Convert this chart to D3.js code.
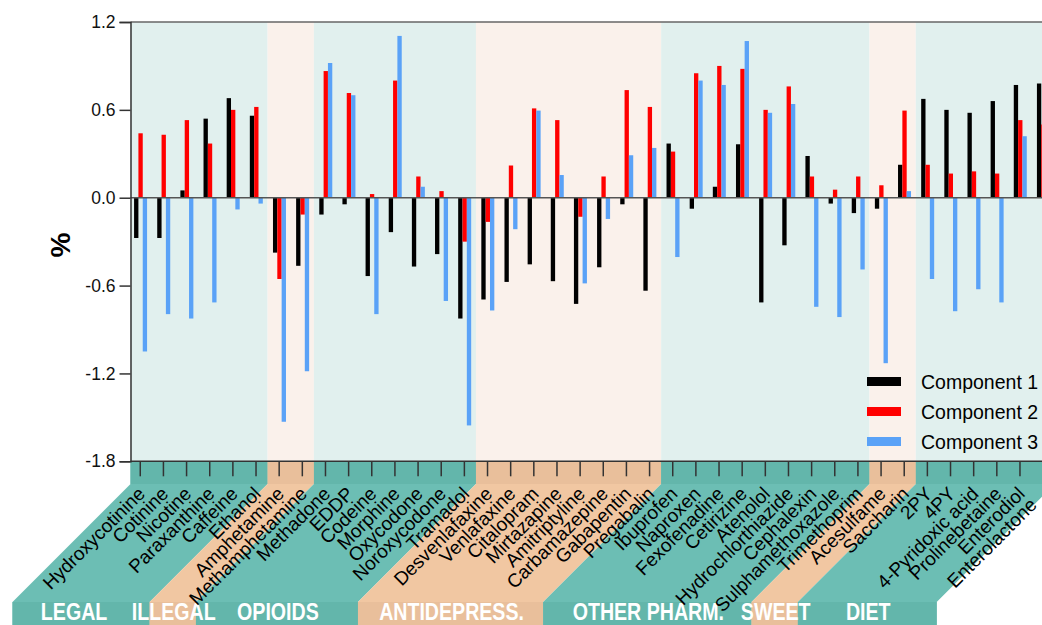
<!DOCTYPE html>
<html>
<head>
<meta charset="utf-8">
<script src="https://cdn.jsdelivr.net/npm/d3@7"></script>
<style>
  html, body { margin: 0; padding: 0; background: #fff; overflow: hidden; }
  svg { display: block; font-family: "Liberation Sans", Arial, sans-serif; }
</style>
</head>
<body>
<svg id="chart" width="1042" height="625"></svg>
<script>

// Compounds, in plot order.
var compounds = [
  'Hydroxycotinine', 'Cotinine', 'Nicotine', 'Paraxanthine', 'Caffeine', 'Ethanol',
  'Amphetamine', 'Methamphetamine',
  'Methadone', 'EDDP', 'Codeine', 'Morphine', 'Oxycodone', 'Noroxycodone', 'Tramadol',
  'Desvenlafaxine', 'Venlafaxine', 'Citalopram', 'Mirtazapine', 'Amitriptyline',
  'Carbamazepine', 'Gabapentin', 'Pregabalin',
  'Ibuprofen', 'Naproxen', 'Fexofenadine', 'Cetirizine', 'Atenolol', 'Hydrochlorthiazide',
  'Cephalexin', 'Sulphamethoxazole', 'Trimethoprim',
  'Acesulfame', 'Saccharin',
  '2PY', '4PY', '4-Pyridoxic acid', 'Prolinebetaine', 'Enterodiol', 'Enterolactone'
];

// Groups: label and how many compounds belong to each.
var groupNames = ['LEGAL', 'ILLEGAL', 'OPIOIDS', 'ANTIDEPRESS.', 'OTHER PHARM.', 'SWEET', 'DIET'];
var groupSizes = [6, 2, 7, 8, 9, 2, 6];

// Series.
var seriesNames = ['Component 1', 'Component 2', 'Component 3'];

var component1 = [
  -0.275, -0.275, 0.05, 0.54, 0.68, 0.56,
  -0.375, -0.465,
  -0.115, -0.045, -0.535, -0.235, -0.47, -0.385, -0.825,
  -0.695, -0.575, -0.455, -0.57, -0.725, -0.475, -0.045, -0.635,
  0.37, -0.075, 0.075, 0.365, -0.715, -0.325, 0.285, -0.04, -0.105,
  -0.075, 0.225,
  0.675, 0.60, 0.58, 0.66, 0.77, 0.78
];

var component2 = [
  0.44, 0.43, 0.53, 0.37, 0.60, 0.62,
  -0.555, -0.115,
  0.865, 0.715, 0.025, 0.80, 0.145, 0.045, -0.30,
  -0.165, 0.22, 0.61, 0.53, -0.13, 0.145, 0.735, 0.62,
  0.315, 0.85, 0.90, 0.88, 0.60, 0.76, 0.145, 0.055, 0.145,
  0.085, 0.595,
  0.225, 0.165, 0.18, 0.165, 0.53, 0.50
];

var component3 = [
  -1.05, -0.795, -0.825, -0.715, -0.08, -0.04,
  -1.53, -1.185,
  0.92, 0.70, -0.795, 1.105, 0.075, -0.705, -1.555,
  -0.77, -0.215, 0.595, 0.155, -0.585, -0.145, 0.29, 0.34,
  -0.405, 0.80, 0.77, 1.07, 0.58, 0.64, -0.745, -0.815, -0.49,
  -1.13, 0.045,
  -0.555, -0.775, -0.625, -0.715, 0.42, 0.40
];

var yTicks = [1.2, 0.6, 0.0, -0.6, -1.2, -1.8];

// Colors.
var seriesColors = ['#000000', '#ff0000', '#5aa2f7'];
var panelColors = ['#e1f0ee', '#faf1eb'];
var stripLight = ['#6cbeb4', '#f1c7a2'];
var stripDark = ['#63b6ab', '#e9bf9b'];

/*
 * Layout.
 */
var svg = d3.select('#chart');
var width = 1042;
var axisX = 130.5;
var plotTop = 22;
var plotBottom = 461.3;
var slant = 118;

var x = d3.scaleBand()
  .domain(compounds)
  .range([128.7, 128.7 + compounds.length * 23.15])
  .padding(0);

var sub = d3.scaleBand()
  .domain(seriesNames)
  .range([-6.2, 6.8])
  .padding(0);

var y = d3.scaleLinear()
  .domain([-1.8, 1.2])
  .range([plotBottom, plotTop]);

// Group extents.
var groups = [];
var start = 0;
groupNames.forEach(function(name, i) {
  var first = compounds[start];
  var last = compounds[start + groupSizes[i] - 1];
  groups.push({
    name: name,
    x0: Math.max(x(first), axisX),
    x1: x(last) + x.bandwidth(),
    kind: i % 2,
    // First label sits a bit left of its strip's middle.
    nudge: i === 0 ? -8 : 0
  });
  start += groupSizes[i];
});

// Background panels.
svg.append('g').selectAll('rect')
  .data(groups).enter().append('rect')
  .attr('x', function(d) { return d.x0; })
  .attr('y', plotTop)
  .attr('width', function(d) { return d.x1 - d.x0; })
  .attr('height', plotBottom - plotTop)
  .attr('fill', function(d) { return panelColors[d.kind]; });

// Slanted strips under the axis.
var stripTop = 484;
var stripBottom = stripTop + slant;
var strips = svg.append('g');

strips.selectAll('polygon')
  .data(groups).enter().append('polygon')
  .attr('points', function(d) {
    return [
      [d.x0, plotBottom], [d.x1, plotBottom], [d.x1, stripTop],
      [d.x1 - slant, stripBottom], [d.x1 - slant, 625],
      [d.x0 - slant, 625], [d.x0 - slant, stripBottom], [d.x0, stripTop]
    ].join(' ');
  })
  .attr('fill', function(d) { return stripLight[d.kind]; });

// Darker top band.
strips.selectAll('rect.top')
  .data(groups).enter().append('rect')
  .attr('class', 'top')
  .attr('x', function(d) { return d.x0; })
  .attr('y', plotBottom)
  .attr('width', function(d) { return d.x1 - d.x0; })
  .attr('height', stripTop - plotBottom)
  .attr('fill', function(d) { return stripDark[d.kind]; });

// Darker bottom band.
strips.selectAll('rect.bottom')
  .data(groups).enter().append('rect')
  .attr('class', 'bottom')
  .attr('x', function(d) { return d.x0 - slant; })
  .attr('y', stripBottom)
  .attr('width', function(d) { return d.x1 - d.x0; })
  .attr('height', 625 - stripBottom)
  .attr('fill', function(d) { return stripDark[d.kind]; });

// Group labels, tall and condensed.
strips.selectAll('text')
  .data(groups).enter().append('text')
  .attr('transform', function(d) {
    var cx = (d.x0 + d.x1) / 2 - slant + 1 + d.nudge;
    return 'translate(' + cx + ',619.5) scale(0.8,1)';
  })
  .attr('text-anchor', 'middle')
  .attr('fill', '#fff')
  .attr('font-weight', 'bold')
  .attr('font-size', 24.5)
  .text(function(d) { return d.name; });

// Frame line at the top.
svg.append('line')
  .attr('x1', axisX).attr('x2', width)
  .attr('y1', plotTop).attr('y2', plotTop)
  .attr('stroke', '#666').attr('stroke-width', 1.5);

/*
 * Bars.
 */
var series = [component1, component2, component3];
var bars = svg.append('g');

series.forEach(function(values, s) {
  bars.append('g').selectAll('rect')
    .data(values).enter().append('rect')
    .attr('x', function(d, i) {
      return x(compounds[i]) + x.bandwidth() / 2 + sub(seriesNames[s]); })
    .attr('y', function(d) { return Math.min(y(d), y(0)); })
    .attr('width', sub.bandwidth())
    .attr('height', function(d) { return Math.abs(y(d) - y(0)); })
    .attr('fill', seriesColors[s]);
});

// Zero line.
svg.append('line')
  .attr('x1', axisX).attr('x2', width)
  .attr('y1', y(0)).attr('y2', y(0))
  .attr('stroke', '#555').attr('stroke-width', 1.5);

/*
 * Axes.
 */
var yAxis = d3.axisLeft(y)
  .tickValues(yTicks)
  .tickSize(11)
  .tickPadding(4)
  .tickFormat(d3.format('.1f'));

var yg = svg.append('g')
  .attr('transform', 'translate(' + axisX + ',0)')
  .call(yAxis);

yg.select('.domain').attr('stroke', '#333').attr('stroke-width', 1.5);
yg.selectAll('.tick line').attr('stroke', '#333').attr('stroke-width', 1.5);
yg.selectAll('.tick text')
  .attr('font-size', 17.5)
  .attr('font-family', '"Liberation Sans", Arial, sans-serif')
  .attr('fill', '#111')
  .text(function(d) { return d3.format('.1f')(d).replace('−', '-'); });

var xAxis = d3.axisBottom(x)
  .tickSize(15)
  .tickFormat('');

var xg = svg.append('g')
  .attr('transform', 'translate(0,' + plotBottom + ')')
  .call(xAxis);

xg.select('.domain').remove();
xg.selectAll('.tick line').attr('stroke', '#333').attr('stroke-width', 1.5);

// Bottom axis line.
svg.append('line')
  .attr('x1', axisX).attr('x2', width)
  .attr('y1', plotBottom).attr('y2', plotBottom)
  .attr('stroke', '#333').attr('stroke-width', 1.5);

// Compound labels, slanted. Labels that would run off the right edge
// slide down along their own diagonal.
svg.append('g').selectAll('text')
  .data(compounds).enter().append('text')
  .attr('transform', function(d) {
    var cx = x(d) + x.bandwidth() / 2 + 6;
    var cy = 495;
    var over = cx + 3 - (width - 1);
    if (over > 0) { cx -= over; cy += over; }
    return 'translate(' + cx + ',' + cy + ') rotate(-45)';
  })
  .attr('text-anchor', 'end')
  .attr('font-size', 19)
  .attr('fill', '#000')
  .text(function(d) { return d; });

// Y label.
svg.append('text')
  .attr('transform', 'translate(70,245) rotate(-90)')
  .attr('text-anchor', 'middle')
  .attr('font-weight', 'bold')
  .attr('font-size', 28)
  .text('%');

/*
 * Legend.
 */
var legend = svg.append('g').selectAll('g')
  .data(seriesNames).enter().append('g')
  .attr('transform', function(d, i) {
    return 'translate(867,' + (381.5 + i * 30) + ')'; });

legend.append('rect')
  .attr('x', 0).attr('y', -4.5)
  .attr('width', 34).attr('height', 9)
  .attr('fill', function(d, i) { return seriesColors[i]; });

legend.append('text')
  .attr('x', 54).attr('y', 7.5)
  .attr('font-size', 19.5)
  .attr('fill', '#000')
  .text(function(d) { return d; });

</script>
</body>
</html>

#### [SHORT EXERCISE]
Copy out every line holding the string "chart".

#### [SOLUTION]
Convert this chart to D3.js code.
<svg id="chart" width="1042" height="625"></svg>
var svg = d3.select('#chart');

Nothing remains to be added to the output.